Raised in Northern California, Kay Simon graduated in 1976 from the enology program at University of California-Davis with a degree in fermentation science after originally entering college to become a nutritionist. After studying in Germany, Simon developed an interest in beer making. While studying brewing she took some winemaking courses at Davis and eventually switched to wine because she found it more "interesting". While at UC-Davis, Simon was one of only 3 female winemaking students in a class of 45.

After receiving job offers from American brewer Anheuser-Busch and Washington winery Chateau Ste.
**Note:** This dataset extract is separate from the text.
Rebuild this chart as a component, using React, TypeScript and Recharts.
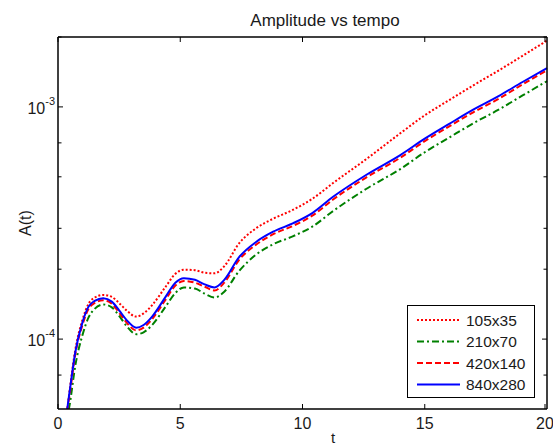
import React from "react";
import { LineChart, Line, XAxis, YAxis } from "recharts";

// time samples and amplitude per grid resolution
const T = [0.3, 0.38, 0.5, 0.7, 1.0, 1.25, 1.5, 1.85, 2.2, 2.5, 2.8, 3.2, 3.5, 3.85, 4.4, 4.8, 5.15, 5.6, 6.0, 6.4, 6.8, 7.4, 8.1, 8.8, 9.6, 10.4, 11.25, 12.6, 14, 15, 16, 17, 18, 19, 20];
const A_105x35 = [4.3e-5, 5.0e-5, 6.3e-5, 8.9e-5, 1.21e-4, 1.42e-4, 1.51e-4, 1.55e-4, 1.52e-4, 1.43e-4, 1.33e-4, 1.25e-4, 1.29e-4, 1.40e-4, 1.68e-4, 1.91e-4, 1.99e-4, 1.98e-4, 1.93e-4, 1.92e-4, 2.06e-4, 2.58e-4, 3.00e-4, 3.30e-4, 3.60e-4, 4.02e-4, 4.70e-4, 5.95e-4, 7.70e-4, 9.20e-4, 1.07e-3, 1.24e-3, 1.43e-3, 1.66e-3, 1.93e-3];
const A_210x70 = [3.7e-5, 4.5e-5, 5.4e-5, 7.6e-5, 1.04e-4, 1.24e-4, 1.35e-4, 1.41e-4, 1.37e-4, 1.26e-4, 1.14e-4, 1.05e-4, 1.07e-4, 1.15e-4, 1.38e-4, 1.58e-4, 1.67e-4, 1.65e-4, 1.57e-4, 1.51e-4, 1.60e-4, 1.96e-4, 2.31e-4, 2.56e-4, 2.77e-4, 3.05e-4, 3.56e-4, 4.43e-4, 5.40e-4, 6.38e-4, 7.38e-4, 8.52e-4, 9.70e-4, 1.12e-3, 1.29e-3];
const A_420x140 = [4.1e-5, 4.9e-5, 6.0e-5, 8.5e-5, 1.15e-4, 1.35e-4, 1.43e-4, 1.47e-4, 1.42e-4, 1.30e-4, 1.18e-4, 1.09e-4, 1.12e-4, 1.22e-4, 1.48e-4, 1.70e-4, 1.78e-4, 1.75e-4, 1.68e-4, 1.62e-4, 1.75e-4, 2.19e-4, 2.55e-4, 2.83e-4, 3.07e-4, 3.40e-4, 3.99e-4, 4.96e-4, 6.04e-4, 7.12e-4, 8.24e-4, 9.50e-4, 1.08e-3, 1.25e-3, 1.44e-3];
const A_840x280 = [4.2e-5, 5.0e-5, 6.2e-5, 8.7e-5, 1.18e-4, 1.38e-4, 1.46e-4, 1.50e-4, 1.45e-4, 1.33e-4, 1.21e-4, 1.12e-4, 1.15e-4, 1.25e-4, 1.52e-4, 1.75e-4, 1.83e-4, 1.80e-4, 1.72e-4, 1.67e-4, 1.80e-4, 2.25e-4, 2.62e-4, 2.90e-4, 3.15e-4, 3.49e-4, 4.10e-4, 5.09e-4, 6.20e-4, 7.30e-4, 8.45e-4, 9.75e-4, 1.11e-3, 1.28e-3, 1.47e-3];

const X_TICKS = [0, 5, 10, 15, 20];
const Y_TICKS = [6e-5, 7e-5, 8e-5, 9e-5, 1e-4, 2e-4, 3e-4, 4e-4, 5e-4, 6e-4, 7e-4, 8e-4, 9e-4, 1e-3, 2e-3];
const Y_MAJOR: Record<string, string> = { "0.0001": "-4", "0.001": "-3" };

const SERIES = [
  { key: "s105", name: "105x35", color: "#ff0000", dash: "2 2", vals: A_105x35 },
  { key: "s210", name: "210x70", color: "#008000", dash: "7 3 2 3", vals: A_210x70 },
  { key: "s420", name: "420x140", color: "#ff0000", dash: "6 3", vals: A_420x140 },
  { key: "s840", name: "840x280", color: "#0000ff", dash: undefined, vals: A_840x280 },
];

const data = T.map((t, i) => {
  const row: Record<string, number> = { t };
  SERIES.forEach((s) => (row[s.key] = s.vals[i]));
  return row;
});

const FONT = "'Liberation Sans', Arial, Helvetica, sans-serif";
const W = 553;
const H = 447;
const AXIS = { stroke: "#000", strokeWidth: 1.5 };

const BottomTick = (p: any) => (
  <g>
    <line x1={p.x} y1={p.y} x2={p.x} y2={p.y - 5} stroke="#000" />
    <text x={p.x} y={p.y + 20} textAnchor="middle" fontSize={16} fontFamily={FONT} fill="#1a1a1a">
      {p.payload.value}
    </text>
  </g>
);

const TopTick = (p: any) => <line x1={p.x} y1={p.y} x2={p.x} y2={p.y + 5} stroke="#000" />;

const LeftTick = (p: any) => {
  const exp = Y_MAJOR[String(p.payload.value)];
  return (
    <g>
      <line x1={p.x} y1={p.y} x2={p.x + (exp ? 5 : 3.5)} y2={p.y} stroke="#000" />
      {exp && (
        <text x={p.x - 3} y={p.y + 7} textAnchor="end" fontSize={16} fontFamily={FONT} fill="#1a1a1a">
          10<tspan dy={-9} fontSize={11}>{exp}</tspan>
        </text>
      )}
    </g>
  );
};

const RightTick = (p: any) => {
  const major = Y_MAJOR[String(p.payload.value)];
  return <line x1={p.x} y1={p.y} x2={p.x - (major ? 5 : 3.5)} y2={p.y} stroke="#000" />;
};

export default function App() {
  return (
    <div style={{ position: "absolute", left: 0, top: 0, width: W, height: H, background: "#fff" }}>
      <LineChart width={W} height={H} data={data} margin={{ top: 36, right: 5, bottom: 0, left: 0 }}>
        <XAxis xAxisId="b" dataKey="t" type="number" domain={[0, 20]} ticks={X_TICKS} height={38}
          tickSize={0} tickMargin={0} tickLine={false} tick={BottomTick} axisLine={AXIS} />
        <XAxis xAxisId="top" orientation="top" dataKey="t" type="number" domain={[0, 20]} ticks={X_TICKS}
          height={1} tickSize={0} tickMargin={0} tickLine={false} tick={TopTick} axisLine={AXIS} />
        <YAxis yAxisId="l" type="number" scale="log" domain={[5e-5, 2e-3]} allowDataOverflow ticks={Y_TICKS}
          width={58} tickSize={0} tickMargin={0} tickLine={false} tick={LeftTick} axisLine={AXIS} />
        <YAxis yAxisId="r" orientation="right" type="number" scale="log" domain={[5e-5, 2e-3]} allowDataOverflow
          ticks={Y_TICKS} width={1} tickSize={0} tickMargin={0} tickLine={false} tick={RightTick}
          axisLine={AXIS} />
        {SERIES.map((s) => (
          <Line key={s.key} xAxisId="b" yAxisId="l" type="monotone" dataKey={s.key} name={s.name}
            stroke={s.color} strokeWidth={2} strokeDasharray={s.dash} dot={false} activeDot={false}
            isAnimationActive={false} />
        ))}
      </LineChart>

      {/* title, axis labels and legend box */}
      <svg width={W} height={H} style={{ position: "absolute", left: 0, top: 0, pointerEvents: "none" }}>
        <text x={325} y={26} textAnchor="middle" fontSize={17} fontFamily={FONT} fill="#1a1a1a">
          Amplitude vs tempo
        </text>
        <text x={333} y={443} textAnchor="middle" fontSize={15} fontFamily={FONT} fill="#1a1a1a">t</text>
        <text transform="translate(31,223) rotate(-90)" textAnchor="middle" fontSize={16} fontFamily={FONT} fill="#1a1a1a">
          A(t)
        </text>
        <rect x={407.5} y={305.5} width={127} height={92} fill="#fff" stroke="#000" />
        {SERIES.map((s, i) => {
          const y = 320 + i * 21.5;
          return (
            <g key={s.key}>
              <line x1={417} x2={460} y1={y} y2={y} stroke={s.color} strokeWidth={2} strokeDasharray={s.dash} />
              <text x={466} y={y + 5.5} fontSize={15.5} fontFamily={FONT} fill="#1a1a1a">{s.name}</text>
            </g>
          );
        })}
      </svg>
    </div>
  );
}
Michelle, Simon spent some time working for large producers in California's San Joaquin Valley before moving to Washington State in 1977 to work at Chateau Ste. Michelle where she worked primarily with the Washington producer's red wines. After leaving Chateau Ste. Michelle, Simon did some consulting work with other Washington wineries prior to starting Chinook with her husband Clay Mackey in 1984.

Among her accomplishments, Simon was elected vice-president of the Washington Wine Institute, one of the main trade associations for the Washington wine industry, in 1985 and in 2008 she received a lifetime achievement award for her contributions to the Washington wine industry at the annual Auction of Washington Wines gala.
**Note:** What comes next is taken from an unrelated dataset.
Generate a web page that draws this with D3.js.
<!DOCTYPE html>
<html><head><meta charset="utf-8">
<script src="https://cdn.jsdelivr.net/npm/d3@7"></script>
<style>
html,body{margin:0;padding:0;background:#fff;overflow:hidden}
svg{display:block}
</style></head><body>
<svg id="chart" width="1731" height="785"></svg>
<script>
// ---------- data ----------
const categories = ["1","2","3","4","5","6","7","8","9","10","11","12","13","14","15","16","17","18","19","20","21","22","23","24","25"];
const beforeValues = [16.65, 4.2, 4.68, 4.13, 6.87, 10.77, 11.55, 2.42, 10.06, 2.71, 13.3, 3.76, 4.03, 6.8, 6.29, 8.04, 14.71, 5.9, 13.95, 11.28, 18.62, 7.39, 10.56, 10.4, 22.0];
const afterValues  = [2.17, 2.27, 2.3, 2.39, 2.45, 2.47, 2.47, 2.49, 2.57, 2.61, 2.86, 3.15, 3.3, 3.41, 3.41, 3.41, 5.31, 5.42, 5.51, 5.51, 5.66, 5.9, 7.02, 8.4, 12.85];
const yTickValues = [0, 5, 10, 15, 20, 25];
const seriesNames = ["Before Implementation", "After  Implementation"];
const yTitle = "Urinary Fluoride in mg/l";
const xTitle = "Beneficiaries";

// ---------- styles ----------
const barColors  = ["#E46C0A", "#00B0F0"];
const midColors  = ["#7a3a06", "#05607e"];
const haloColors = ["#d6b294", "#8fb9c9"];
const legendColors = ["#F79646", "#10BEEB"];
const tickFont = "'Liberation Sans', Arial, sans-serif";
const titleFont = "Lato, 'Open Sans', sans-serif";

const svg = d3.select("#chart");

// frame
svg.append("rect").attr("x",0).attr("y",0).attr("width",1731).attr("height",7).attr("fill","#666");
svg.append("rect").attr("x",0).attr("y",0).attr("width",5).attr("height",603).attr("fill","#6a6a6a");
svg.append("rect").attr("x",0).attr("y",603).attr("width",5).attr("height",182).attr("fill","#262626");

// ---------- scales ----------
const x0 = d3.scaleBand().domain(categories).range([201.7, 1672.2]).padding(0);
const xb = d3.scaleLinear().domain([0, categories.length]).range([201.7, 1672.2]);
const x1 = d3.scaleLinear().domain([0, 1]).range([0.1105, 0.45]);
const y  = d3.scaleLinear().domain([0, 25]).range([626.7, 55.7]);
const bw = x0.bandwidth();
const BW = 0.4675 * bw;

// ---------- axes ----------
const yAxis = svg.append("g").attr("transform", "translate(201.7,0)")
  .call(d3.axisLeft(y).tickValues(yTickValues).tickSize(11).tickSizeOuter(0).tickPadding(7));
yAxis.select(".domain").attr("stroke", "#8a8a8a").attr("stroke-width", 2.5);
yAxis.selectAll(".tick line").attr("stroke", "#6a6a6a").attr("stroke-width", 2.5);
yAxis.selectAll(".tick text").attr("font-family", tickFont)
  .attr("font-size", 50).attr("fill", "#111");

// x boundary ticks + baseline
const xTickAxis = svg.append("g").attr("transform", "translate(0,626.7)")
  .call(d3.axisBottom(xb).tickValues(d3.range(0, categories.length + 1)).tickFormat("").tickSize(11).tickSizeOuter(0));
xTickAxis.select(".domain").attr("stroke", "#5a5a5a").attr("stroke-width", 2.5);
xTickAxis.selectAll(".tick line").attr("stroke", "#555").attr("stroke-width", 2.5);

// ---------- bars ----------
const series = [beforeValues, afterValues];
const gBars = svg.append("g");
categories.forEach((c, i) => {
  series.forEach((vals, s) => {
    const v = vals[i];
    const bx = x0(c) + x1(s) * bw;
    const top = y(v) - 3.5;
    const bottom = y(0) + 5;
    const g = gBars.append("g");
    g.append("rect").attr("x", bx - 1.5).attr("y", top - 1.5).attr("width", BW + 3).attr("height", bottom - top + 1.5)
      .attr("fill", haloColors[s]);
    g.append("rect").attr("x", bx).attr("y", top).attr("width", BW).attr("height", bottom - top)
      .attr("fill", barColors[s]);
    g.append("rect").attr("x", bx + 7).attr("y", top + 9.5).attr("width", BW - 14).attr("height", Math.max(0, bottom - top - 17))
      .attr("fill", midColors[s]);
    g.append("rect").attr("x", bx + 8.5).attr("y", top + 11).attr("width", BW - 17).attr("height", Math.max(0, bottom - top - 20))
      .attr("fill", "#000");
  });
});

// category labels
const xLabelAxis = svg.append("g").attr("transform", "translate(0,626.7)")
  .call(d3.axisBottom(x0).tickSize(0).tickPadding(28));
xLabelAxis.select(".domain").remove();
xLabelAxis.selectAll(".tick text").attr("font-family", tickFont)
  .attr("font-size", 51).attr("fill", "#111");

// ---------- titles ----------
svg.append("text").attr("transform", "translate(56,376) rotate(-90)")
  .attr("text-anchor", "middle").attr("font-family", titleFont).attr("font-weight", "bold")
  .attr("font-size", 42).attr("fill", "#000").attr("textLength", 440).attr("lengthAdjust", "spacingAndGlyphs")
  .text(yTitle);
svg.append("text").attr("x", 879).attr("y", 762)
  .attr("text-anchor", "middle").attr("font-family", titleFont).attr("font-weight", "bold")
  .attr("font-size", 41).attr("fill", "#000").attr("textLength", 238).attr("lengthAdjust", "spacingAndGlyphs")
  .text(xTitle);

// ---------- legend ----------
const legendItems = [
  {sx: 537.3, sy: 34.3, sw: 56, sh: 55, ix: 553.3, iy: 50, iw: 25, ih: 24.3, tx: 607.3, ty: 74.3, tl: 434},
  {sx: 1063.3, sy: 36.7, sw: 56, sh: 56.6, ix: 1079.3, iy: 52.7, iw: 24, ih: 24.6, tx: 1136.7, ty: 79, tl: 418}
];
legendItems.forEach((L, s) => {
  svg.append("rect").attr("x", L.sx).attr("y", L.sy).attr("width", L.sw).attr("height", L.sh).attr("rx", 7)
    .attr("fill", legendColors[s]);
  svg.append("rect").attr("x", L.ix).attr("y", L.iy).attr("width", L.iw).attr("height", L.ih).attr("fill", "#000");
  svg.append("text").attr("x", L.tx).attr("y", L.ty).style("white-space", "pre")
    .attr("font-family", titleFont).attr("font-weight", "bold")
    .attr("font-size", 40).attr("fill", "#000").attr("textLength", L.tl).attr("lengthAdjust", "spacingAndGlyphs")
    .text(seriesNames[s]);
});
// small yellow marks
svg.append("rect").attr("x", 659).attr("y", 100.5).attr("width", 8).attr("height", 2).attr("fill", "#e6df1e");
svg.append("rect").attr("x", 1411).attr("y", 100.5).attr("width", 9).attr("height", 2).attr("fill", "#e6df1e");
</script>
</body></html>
Clay Mackey came from a vine growing family in California's Napa Valley where he worked at the family vineyard in the early 1970s. In 1979, he headed to Washington State where he served as the Eastern Washington vineyard manager for Chateau Ste. Michelle until 1982. There he met assistant winemaker Kay Simon and the two were married in 1983.

==Wines and winemaking style==
Chinook wines are made to pair well with food. They are fermented to dryness and then aged in both the barrel and bottle until Simon and Mackey feel that they are ready. Among the grape varieties that Chinook works with are Chardonnay, Sémillon, Sauvignon blanc, Merlot, Cabernet Sauvignon and Cabernet franc which they produce in both a varietal style and as a dry rosé. While many of Chinook's wines have received acclaim, the dry rosé has garnered a reputation in Washington state as an almost "cult wine" that quickly sells outs and is often only found on select restaurant wine lists.